> **What needs to be done**
Repeat the whole listing below, word for word.

> **Provided data**
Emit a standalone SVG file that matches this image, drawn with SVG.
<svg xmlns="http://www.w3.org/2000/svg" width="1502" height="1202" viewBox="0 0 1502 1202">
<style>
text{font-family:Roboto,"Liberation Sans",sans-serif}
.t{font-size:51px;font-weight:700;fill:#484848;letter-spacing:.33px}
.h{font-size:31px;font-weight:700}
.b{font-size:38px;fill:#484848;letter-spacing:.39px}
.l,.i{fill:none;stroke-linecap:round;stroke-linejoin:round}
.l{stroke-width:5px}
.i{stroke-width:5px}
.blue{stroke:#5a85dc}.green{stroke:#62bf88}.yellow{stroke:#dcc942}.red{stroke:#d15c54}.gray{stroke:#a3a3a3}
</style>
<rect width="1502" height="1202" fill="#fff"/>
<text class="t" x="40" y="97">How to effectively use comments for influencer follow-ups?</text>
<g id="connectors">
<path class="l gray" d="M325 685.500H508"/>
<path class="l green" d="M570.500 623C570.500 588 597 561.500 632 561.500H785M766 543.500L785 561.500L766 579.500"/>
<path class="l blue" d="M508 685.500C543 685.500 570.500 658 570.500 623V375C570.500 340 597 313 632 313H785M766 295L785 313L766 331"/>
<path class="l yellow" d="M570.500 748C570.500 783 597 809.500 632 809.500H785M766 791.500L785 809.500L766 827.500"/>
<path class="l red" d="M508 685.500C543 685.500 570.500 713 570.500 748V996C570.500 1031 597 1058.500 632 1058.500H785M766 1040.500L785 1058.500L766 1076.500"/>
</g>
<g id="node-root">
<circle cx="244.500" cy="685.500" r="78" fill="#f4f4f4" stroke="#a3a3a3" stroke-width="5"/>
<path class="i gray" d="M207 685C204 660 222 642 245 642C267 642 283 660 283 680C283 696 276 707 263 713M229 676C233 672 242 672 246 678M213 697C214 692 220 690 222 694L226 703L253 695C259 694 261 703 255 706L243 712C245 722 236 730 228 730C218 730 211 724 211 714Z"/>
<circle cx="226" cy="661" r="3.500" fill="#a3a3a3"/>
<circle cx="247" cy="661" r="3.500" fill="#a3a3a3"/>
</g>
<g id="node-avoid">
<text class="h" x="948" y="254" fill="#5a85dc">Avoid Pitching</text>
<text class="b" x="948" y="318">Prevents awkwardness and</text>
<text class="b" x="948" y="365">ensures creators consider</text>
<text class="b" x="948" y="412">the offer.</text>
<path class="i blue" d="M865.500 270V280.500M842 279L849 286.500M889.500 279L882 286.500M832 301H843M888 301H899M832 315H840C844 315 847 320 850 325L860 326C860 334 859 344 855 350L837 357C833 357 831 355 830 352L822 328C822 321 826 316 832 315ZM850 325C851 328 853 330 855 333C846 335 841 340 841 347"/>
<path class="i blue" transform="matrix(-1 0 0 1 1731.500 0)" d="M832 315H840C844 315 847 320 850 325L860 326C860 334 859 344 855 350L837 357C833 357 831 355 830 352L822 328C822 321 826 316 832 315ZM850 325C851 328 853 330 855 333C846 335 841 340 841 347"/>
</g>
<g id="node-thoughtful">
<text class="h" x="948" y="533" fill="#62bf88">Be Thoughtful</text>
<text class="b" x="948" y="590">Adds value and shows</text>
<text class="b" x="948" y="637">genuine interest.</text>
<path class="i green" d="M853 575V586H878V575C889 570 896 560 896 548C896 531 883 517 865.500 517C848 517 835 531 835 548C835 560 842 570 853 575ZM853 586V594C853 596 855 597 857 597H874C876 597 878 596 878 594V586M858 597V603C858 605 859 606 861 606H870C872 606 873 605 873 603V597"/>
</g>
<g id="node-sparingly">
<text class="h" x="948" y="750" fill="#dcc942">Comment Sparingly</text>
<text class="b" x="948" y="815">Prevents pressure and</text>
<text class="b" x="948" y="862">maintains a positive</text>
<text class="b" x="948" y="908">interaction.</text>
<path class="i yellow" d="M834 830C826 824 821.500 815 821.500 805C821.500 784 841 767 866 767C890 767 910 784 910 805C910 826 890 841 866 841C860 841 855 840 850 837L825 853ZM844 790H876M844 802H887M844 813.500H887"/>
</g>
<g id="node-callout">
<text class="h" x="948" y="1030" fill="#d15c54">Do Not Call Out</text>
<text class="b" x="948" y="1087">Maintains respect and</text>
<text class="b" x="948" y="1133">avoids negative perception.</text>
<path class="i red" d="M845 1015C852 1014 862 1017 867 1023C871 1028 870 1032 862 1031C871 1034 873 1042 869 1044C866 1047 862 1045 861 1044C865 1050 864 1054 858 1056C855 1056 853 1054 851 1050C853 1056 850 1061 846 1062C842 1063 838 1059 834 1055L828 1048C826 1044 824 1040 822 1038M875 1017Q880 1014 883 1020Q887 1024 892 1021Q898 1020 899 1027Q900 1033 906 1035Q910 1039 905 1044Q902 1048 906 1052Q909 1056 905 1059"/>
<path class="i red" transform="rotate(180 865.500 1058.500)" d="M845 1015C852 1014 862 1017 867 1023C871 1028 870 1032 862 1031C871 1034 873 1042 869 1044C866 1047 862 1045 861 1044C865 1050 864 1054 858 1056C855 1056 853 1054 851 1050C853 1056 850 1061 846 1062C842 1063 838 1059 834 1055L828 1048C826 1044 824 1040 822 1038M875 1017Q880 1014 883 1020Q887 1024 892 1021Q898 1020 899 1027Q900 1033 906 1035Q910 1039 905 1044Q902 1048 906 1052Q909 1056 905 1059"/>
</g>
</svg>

> **Problem solution**
Emit a standalone SVG file that matches this image, drawn with SVG.
<svg xmlns="http://www.w3.org/2000/svg" width="1502" height="1202" viewBox="0 0 1502 1202">
<style>
text{font-family:Roboto,"Liberation Sans",sans-serif}
.t{font-size:51px;font-weight:700;fill:#484848;letter-spacing:.33px}
.h{font-size:31px;font-weight:700}
.b{font-size:38px;fill:#484848;letter-spacing:.39px}
.l,.i{fill:none;stroke-linecap:round;stroke-linejoin:round}
.l{stroke-width:5px}
.i{stroke-width:5px}
.blue{stroke:#5a85dc}.green{stroke:#62bf88}.yellow{stroke:#dcc942}.red{stroke:#d15c54}.gray{stroke:#a3a3a3}
</style>
<rect width="1502" height="1202" fill="#fff"/>
<text class="t" x="40" y="97">How to effectively use comments for influencer follow-ups?</text>
<g id="connectors">
<path class="l gray" d="M325 685.500H508"/>
<path class="l green" d="M570.500 623C570.500 588 597 561.500 632 561.500H785M766 543.500L785 561.500L766 579.500"/>
<path class="l blue" d="M508 685.500C543 685.500 570.500 658 570.500 623V375C570.500 340 597 313 632 313H785M766 295L785 313L766 331"/>
<path class="l yellow" d="M570.500 748C570.500 783 597 809.500 632 809.500H785M766 791.500L785 809.500L766 827.500"/>
<path class="l red" d="M508 685.500C543 685.500 570.500 713 570.500 748V996C570.500 1031 597 1058.500 632 1058.500H785M766 1040.500L785 1058.500L766 1076.500"/>
</g>
<g id="node-root">
<circle cx="244.500" cy="685.500" r="78" fill="#f4f4f4" stroke="#a3a3a3" stroke-width="5"/>
<path class="i gray" d="M207 685C204 660 222 642 245 642C267 642 283 660 283 680C283 696 276 707 263 713M229 676C233 672 242 672 246 678M213 697C214 692 220 690 222 694L226 703L253 695C259 694 261 703 255 706L243 712C245 722 236 730 228 730C218 730 211 724 211 714Z"/>
<circle cx="226" cy="661" r="3.500" fill="#a3a3a3"/>
<circle cx="247" cy="661" r="3.500" fill="#a3a3a3"/>
</g>
<g id="node-avoid">
<text class="h" x="948" y="254" fill="#5a85dc">Avoid Pitching</text>
<text class="b" x="948" y="318">Prevents awkwardness and</text>
<text class="b" x="948" y="365">ensures creators consider</text>
<text class="b" x="948" y="412">the offer.</text>
<path class="i blue" d="M865.500 270V280.500M842 279L849 286.500M889.500 279L882 286.500M832 301H843M888 301H899M832 315H840C844 315 847 320 850 325L860 326C860 334 859 344 855 350L837 357C833 357 831 355 830 352L822 328C822 321 826 316 832 315ZM850 325C851 328 853 330 855 333C846 335 841 340 841 347"/>
<path class="i blue" transform="matrix(-1 0 0 1 1731.500 0)" d="M832 315H840C844 315 847 320 850 325L860 326C860 334 859 344 855 350L837 357C833 357 831 355 830 352L822 328C822 321 826 316 832 315ZM850 325C851 328 853 330 855 333C846 335 841 340 841 347"/>
</g>
<g id="node-thoughtful">
<text class="h" x="948" y="533" fill="#62bf88">Be Thoughtful</text>
<text class="b" x="948" y="590">Adds value and shows</text>
<text class="b" x="948" y="637">genuine interest.</text>
<path class="i green" d="M853 575V586H878V575C889 570 896 560 896 548C896 531 883 517 865.500 517C848 517 835 531 835 548C835 560 842 570 853 575ZM853 586V594C853 596 855 597 857 597H874C876 597 878 596 878 594V586M858 597V603C858 605 859 606 861 606H870C872 606 873 605 873 603V597"/>
</g>
<g id="node-sparingly">
<text class="h" x="948" y="750" fill="#dcc942">Comment Sparingly</text>
<text class="b" x="948" y="815">Prevents pressure and</text>
<text class="b" x="948" y="862">maintains a positive</text>
<text class="b" x="948" y="908">interaction.</text>
<path class="i yellow" d="M834 830C826 824 821.500 815 821.500 805C821.500 784 841 767 866 767C890 767 910 784 910 805C910 826 890 841 866 841C860 841 855 840 850 837L825 853ZM844 790H876M844 802H887M844 813.500H887"/>
</g>
<g id="node-callout">
<text class="h" x="948" y="1030" fill="#d15c54">Do Not Call Out</text>
<text class="b" x="948" y="1087">Maintains respect and</text>
<text class="b" x="948" y="1133">avoids negative perception.</text>
<path class="i red" d="M845 1015C852 1014 862 1017 867 1023C871 1028 870 1032 862 1031C871 1034 873 1042 869 1044C866 1047 862 1045 861 1044C865 1050 864 1054 858 1056C855 1056 853 1054 851 1050C853 1056 850 1061 846 1062C842 1063 838 1059 834 1055L828 1048C826 1044 824 1040 822 1038M875 1017Q880 1014 883 1020Q887 1024 892 1021Q898 1020 899 1027Q900 1033 906 1035Q910 1039 905 1044Q902 1048 906 1052Q909 1056 905 1059"/>
<path class="i red" transform="rotate(180 865.500 1058.500)" d="M845 1015C852 1014 862 1017 867 1023C871 1028 870 1032 862 1031C871 1034 873 1042 869 1044C866 1047 862 1045 861 1044C865 1050 864 1054 858 1056C855 1056 853 1054 851 1050C853 1056 850 1061 846 1062C842 1063 838 1059 834 1055L828 1048C826 1044 824 1040 822 1038M875 1017Q880 1014 883 1020Q887 1024 892 1021Q898 1020 899 1027Q900 1033 906 1035Q910 1039 905 1044Q902 1048 906 1052Q909 1056 905 1059"/>
</g>
</svg>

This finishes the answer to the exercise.